If the subject is at stake, today as during the Holocaust and Siberia, the internet needs to be theorized in that light. To what extent do information technologies that engender what I am calling instantaneity lead to institutional de-differentiation and especially the eclipse of privacy? To what extent are these tendencies counteracted by tendencies toward what I would call authoriality (or Habermas "dialogue chances") opened up by friction-free literary work and community building on the internet? I address these tendencies and countertendencies in my forthcoming Self and Cybersociety and Do Books Write Authors? I contend that we cannot resolve this without a sustained empirical look at society and culture in an era of global information technologies that have not yet been addressed systematically by critical theory.

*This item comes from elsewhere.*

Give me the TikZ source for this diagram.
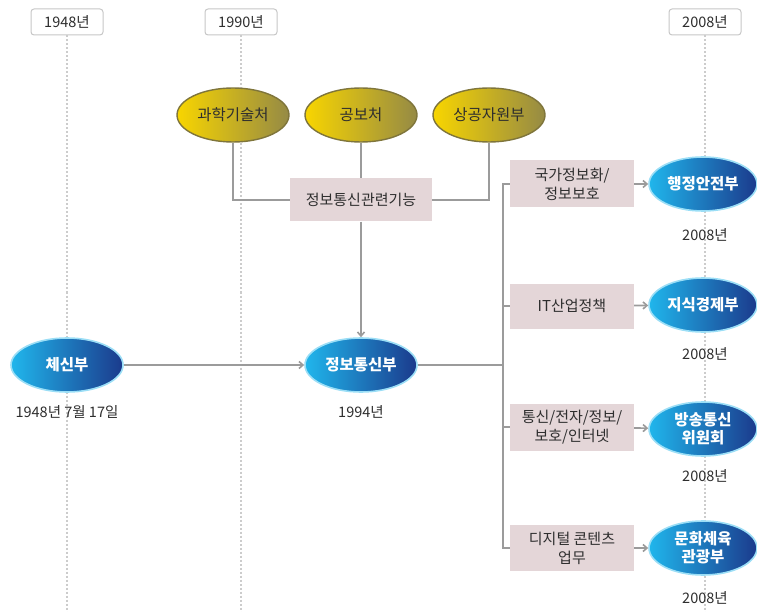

This is the work that lies ahead of those of us who recognize that the Web - Foucault's Panopticon - and perhaps assail privacy just as it may possess the potential to revive the public sphere in an era of electronic democracy.

For us to continue to think in this direction, as the authors collected in this volume demonstrate, we cannot prejudge what Merleau-Ponty called the adventures of the dialectic; revolutionary teleology and negative dialectics are both to be rejected as lacking nuance.


Works Cited

Herman, Andrew and Thomas Swiss, ed. The World Wide Web and Contemporary Cultural Theory. Routledge: New York, 2000.